● SET TASK
Pull out every line below that contains the word "matplotlib".
+++ DATA BLOCK +++
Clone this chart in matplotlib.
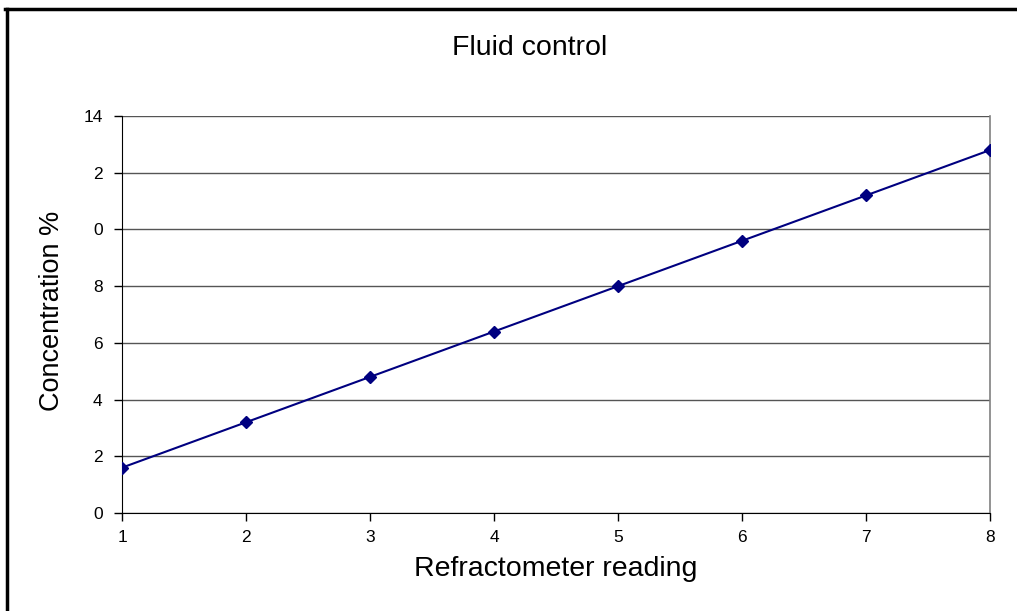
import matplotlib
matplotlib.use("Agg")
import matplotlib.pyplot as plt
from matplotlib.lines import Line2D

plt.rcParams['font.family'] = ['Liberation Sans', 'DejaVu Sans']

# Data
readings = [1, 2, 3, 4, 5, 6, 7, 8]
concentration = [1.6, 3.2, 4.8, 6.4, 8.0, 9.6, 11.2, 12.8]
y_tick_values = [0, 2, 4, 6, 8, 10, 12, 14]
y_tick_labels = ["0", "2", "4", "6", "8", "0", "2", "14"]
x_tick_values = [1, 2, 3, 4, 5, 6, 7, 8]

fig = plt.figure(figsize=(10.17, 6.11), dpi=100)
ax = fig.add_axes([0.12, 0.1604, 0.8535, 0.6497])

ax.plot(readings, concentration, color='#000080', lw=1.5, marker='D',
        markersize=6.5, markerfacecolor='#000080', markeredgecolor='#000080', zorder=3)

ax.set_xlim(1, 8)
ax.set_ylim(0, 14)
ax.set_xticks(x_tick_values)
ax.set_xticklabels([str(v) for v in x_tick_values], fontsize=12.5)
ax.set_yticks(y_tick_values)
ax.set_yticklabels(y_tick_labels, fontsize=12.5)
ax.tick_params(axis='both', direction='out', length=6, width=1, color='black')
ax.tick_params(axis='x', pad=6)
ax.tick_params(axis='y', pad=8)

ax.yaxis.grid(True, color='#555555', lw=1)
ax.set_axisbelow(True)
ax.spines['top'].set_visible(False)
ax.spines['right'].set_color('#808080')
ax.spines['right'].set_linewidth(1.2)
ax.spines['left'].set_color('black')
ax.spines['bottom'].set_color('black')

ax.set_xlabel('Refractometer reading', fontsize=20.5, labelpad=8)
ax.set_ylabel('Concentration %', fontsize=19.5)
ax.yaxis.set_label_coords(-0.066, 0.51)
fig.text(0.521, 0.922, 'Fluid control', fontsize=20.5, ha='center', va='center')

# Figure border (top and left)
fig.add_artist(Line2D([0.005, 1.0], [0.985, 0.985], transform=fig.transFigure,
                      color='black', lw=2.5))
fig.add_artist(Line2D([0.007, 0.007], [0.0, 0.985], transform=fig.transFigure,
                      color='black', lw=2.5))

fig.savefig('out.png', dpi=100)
+++
● REPLY
Clone this chart in matplotlib.
import matplotlib
matplotlib.use("Agg")
import matplotlib.pyplot as plt
from matplotlib.lines import Line2D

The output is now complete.